あ、パグ。
近所の商店街で見かけた、パグのオスカーです。
一時大人気だった、悲し気な顔に愛嬌があるパグを近頃あまり見ない気がします。たまに見かけるのは10年近く前のブームの時に飼い始められたお年寄りイヌが多いように思います。
私が声をかけたら、私と同年配の飼い主の女性はとても嬉しそうでした。
通りがかりの人からの自分の飼い犬への関心がうれしいだけでなく、その通りがかりの人(私)が「中国人」らしく見えたこともとても喜ばれたみたいでした。
「パグは中国のイヌだけど中国本土で今も多くの人に飼われているのか」と質問してきました。
「私は中国人ではなく、日本人なので知らない」とにこやかに言ったら「あら、ごめんなさい...」以下、中国人と日本人を混同している英国人はとても多く恥ずべきことだと思っている、日本と中国は全く違う国で、歴史も文化も似ているようでいて違うことはよく理解していますからね、この私は...と話が続き「私はそれほど もの知らず ではない」主張が始まってしまいそうでした。
あ、かんじのいい人でした、とても。
ただその話は(失礼にならないように)早めに切り上げてオスカーの話に切り替えました。
特にヨーロッパ以外の国からきた外国人と交流を深めたい人にはちょくちょく遭遇している私です。
たいていみんな良い人たちなのですが、私は概して言えば深入りしないことにしています。
あっ、今回はこんな話をするつもりではなかった!(日を改めてまた今度)
正真正銘の枯れ芝色のパグですが、しっぽの巻きがすっかり緩んでダラン...
右左に胴体をゆすって動きも緩慢です。
もともと皺の多い顔面もさらにふやけた加齢顔。
オスカーの年齢を聞いたら「8歳、ええっと9歳?」というあやふやな答えでした。
そこでコンビニエンスストアから出てきた20歳過ぎぐらいに見える息子が「12歳だよ」と毅然とした態度で答えてくれました。
飼いイヌや飼いネコの年齢って、子供がいれば子供の年齢とスライドして記憶していませんか、「xxが8歳の時に飼い始めたイヌ」といったふうに。

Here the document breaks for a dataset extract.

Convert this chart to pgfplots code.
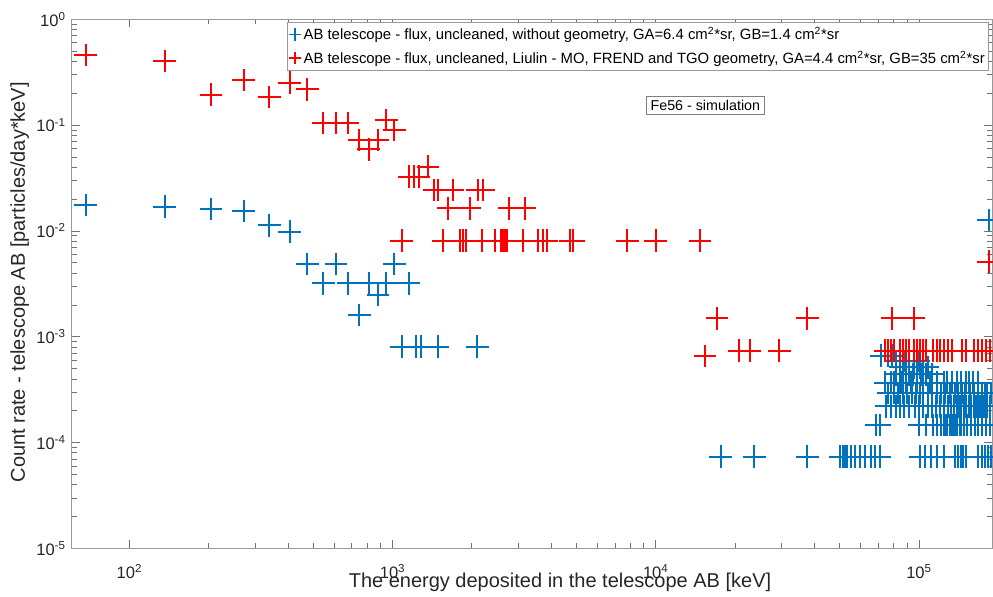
\documentclass[border=0pt]{standalone}
\usepackage{pgfplots}
\pgfplotsset{compat=1.18}
\usepackage{fontspec}
\setmainfont{Liberation Sans}
\definecolor{mblue}{RGB}{0,114,189}
\definecolor{mred}{RGB}{255,0,0}
\definecolor{axgray}{RGB}{38,38,38}
\begin{document}
\begin{tikzpicture}
\path[use as bounding box] (-53.8pt,-35.8pt) rectangle (690.95pt,411.25pt);
\begin{axis}[
  scale only axis,
  width=690.2pt, height=396.75pt,
  xmode=log, ymode=log,
  xmin=60.41, xmax=189400, ymin=1e-5, ymax=1,
  axis line style={black!40, line width=0.5pt},
  every tick/.style={black!55, line width=0.5pt},
  major tick length=6pt, minor tick length=3.75pt,
  tick align=inside, tick pos=both,
  xtick={100,1000,10000,100000},
  xticklabels={10\textsuperscript{2},10\textsuperscript{3},10\textsuperscript{4},10\textsuperscript{5}},
  ytick={1e-5,1e-4,1e-3,1e-2,1e-1,1},
  yticklabels={10\textsuperscript{-5},10\textsuperscript{-4},10\textsuperscript{-3},10\textsuperscript{-2},10\textsuperscript{-1},10\textsuperscript{0}},
  ticklabel style={font=\fontsize{12.4}{14}\selectfont, text=axgray},
  xticklabel style={anchor=base, yshift=-22.5pt},
  yticklabel style={anchor=east, xshift=-1pt},
  legend style={at={(rel axis cs:0.9968,0.9955)}, anchor=north east,
    draw=black!40, line width=0.5pt, fill=white,
    font=\fontsize{11.15}{13}\selectfont, inner xsep=1pt, inner ysep=1.8pt, row sep=3pt},
  legend cell align=left,
  legend image code/.code={\draw[#1, mark size=4.6pt, line width=1.3pt] plot coordinates {(0.12cm,0cm)};},
  clip=false,
]
\addplot[only marks, mark=+, mark size=8.5pt, line width=1.5pt, color=mblue] table {
x y
68.2 0.0176
136 0.0169
204 0.0161
272 0.0154
340 0.0113
407 0.00983
475 0.00487
545 0.0032
610 0.00487
678 0.0032
748 0.0016
812 0.0032
881 0.00248
947 0.0032
1016 0.00487
1155 0.0032
1084 0.000804
1228 0.000804
1279 0.000804
1486 0.000804
2100 0.000804
17660 7.35e-5
23660 7.35e-5
37680 7.35e-5
50100 7.35e-5
51350 7.35e-5
52400 7.35e-5
53400 7.35e-5
55050 7.35e-5
57200 7.35e-5
59750 7.35e-5
62400 7.35e-5
65600 7.35e-5
68100 7.35e-5
71100 7.35e-5
100900 7.35e-5
105400 7.35e-5
110800 7.35e-5
116900 7.35e-5
123900 7.35e-5
137000 7.35e-5
140600 7.35e-5
143900 7.35e-5
147500 7.35e-5
151000 7.35e-5
168000 7.35e-5
172900 7.35e-5
177800 7.35e-5
182900 7.35e-5
188200 7.35e-5
68700 1.47e-4
71000 1.47e-4
100000 1.47e-4
106400 1.47e-4
113000 1.47e-4
117000 1.47e-4
121000 1.47e-4
124000 1.47e-4
126000 1.47e-4
128000 1.47e-4
131000 1.47e-4
133000 1.47e-4
136000 1.47e-4
138000 1.47e-4
140000 1.47e-4
143000 1.47e-4
144000 1.47e-4
148000 1.47e-4
152000 1.47e-4
158000 1.47e-4
163000 1.47e-4
168000 1.47e-4
173500 1.47e-4
179700 1.47e-4
186000 1.47e-4
75000 2.205e-4
78300 2.205e-4
82000 2.205e-4
85000 2.205e-4
88000 2.205e-4
92000 2.205e-4
96700 2.205e-4
100000 2.205e-4
104000 2.205e-4
108000 2.205e-4
112000 2.205e-4
116000 2.205e-4
120200 2.205e-4
124000 2.205e-4
128900 2.205e-4
132000 2.205e-4
136000 2.205e-4
139000 2.205e-4
142000 2.205e-4
145000 2.205e-4
148000 2.205e-4
151000 2.205e-4
155000 2.205e-4
158000 2.205e-4
161700 2.205e-4
164000 2.205e-4
167500 2.205e-4
170000 2.205e-4
173500 2.205e-4
176000 2.205e-4
179700 2.205e-4
182000 2.205e-4
186000 2.205e-4
76300 2.94e-4
80400 2.94e-4
83000 2.94e-4
86900 2.94e-4
90000 2.94e-4
94000 2.94e-4
97000 2.94e-4
100900 2.94e-4
104000 2.94e-4
108000 2.94e-4
112000 2.94e-4
117000 2.94e-4
121000 2.94e-4
126000 2.94e-4
131000 2.94e-4
137000 2.94e-4
141000 2.94e-4
145600 2.94e-4
150000 2.94e-4
156000 2.94e-4
161700 2.94e-4
167000 2.94e-4
173500 2.94e-4
178000 2.94e-4
182000 2.94e-4
187000 2.94e-4
74300 3.675e-4
78300 3.675e-4
80000 3.675e-4
84700 3.675e-4
86000 3.675e-4
89300 3.675e-4
93000 3.675e-4
98400 3.675e-4
103600 3.675e-4
110000 3.675e-4
117000 3.675e-4
124400 3.675e-4
128000 3.675e-4
133400 3.675e-4
140000 3.675e-4
145000 3.675e-4
150800 3.675e-4
155000 3.675e-4
160000 3.675e-4
168000 3.675e-4
82000 4.41e-4
86900 4.41e-4
91700 4.41e-4
95000 4.41e-4
98400 4.41e-4
102000 4.41e-4
106000 4.41e-4
112000 4.41e-4
84700 5.145e-4
87000 5.145e-4
89300 5.145e-4
92000 5.145e-4
95800 5.145e-4
98000 5.145e-4
100900 5.145e-4
104000 5.145e-4
108000 5.145e-4
82000 5.88e-4
85000 5.88e-4
88000 5.88e-4
92000 5.88e-4
96000 5.88e-4
100000 5.88e-4
72000 6.615e-4
76000 6.615e-4
79000 6.615e-4
184000 0.0127
};
\addlegendentry{AB telescope - flux, uncleaned, without geometry, GA=6.4 cm\textsuperscript{2}*sr, GB=1.4 cm\textsuperscript{2}*sr}
\addplot[only marks, mark=+, mark size=8.5pt, line width=1.5pt, color=mred] table {
x y
68.2 0.46
136 0.403
204 0.194
272 0.267
340 0.184
407 0.252
475 0.218
545 0.105
610 0.105
678 0.105
748 0.0723
812 0.059
881 0.0723
947 0.112
1016 0.0899
1084 0.00808
1159 0.0325
1210 0.0325
1255 0.0325
1362 0.0405
1438 0.0244
1486 0.0244
1694 0.0244
2108 0.0244
2214 0.0244
1630 0.0163
1968 0.0163
2778 0.0163
3187 0.0163
1560 0.00808
1803 0.00808
1847 0.00808
1902 0.00808
2183 0.00808
2451 0.00808
2576 0.00808
2621 0.00808
2676 0.00808
2730 0.00808
3140 0.00808
3562 0.00808
3743 0.00808
3854 0.00808
4725 0.00808
4860 0.00808
7801 0.00808
10000 0.00808
14730 0.00808
17070 0.00149
37680 0.00149
79100 0.00149
95300 0.00149
15380 0.000657
20790 0.000738
22820 0.000738
29480 0.000738
74300 0.000738
76300 0.000738
78300 0.000738
80400 0.000738
84700 0.000738
86900 0.000738
89300 0.000738
91700 0.000738
95800 0.000738
98400 0.000738
100900 0.000738
103600 0.000738
106400 0.000738
113000 0.000738
117000 0.000738
120200 0.000738
124400 0.000738
128900 0.000738
133400 0.000738
145600 0.000738
150800 0.000738
161700 0.000738
167500 0.000738
173500 0.000738
179700 0.000738
186000 0.000738
184000 0.00512
};
\addlegendentry{AB telescope - flux, uncleaned, Liulin - MO, FREND and TGO geometry, GA=4.4 cm\textsuperscript{2}*sr, GB=35 cm\textsuperscript{2}*sr}
\node[draw=black!50, fill=white, line width=0.5pt, font=\fontsize{10.7}{12}\selectfont, inner xsep=3pt, inner ysep=3pt] at (rel axis cs:0.6885,0.8376) {Fe56 - simulation};
\node[rotate=90, font=\fontsize{15}{17}\selectfont, text=axgray] at (rel axis cs:-0.0565,0.503) {Count rate - telescope AB [particles/day*keV]};
\node[anchor=base, font=\fontsize{15}{17}\selectfont, text=axgray] at (rel axis cs:0.5306,-0.0737) {The energy deposited in the telescope AB [keV]};
\end{axis}
\end{tikzpicture}
\end{document}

「自分の年齢からマイナス8歳」というように子供本人のほうが飼いイヌ、飼いネコの年齢を即答しやすいことがたしかにあると思います。
パグのような顔がつぶれてガニガニ肢体のいわゆる「奇形種」の犬種のイヌって長生きしないらしいという偏見がありましたが、12歳はなかなかの長寿です。
オスカーはこの金属のゴミ箱の下の角のほうの匂いをしきりに嗅いでいました。
このゴミ箱におしっこをかける(なぜかみんなオスの)イヌを本当によく見かけます。英国には日本ほど電信柱がたくさんありません。
ゴミ箱のこの部分はアンモニアで金属が劣化してボロボロ...
「公衆便所」というより「伝言板」、インターネット時代の今は「掲示板」とでもいうべきでしょうか。地元のイヌ・コミュニティの情報発信センターのような役割を果たしているようです。
イヌはおしっこの匂いによるメッセージを次のイヌに残していくことで知られています。
オスカーもメッセージを読み上げた後、脚をあげてチョロッチョロッとおしっこをかけていきました。
飼い主は「このゴミ箱はイヌのデイリー・テレグラフ The Daily Telegraph ね」と言っていました。
発行部数が最多の、大衆紙と高級(知識人御用達)紙の中間に位置する、現首相、ボリス・ジョンソンが編集長を務めたこともある保守系日刊紙です。おそらく「日刊新聞」の代表として挙がった名前だと思われます。
ゴミ箱訪問は年は取っても情報には遅れたくない生涯現役イヌ、オスカーの朝と午後の日課だそうです。
私と別れた後オスカー、飼い主の女性とその息子は通りの先にある薬局に寄りました。
今度は女性が店内に入り、ダレて座り込むオスカーと息子が店の外に残りました。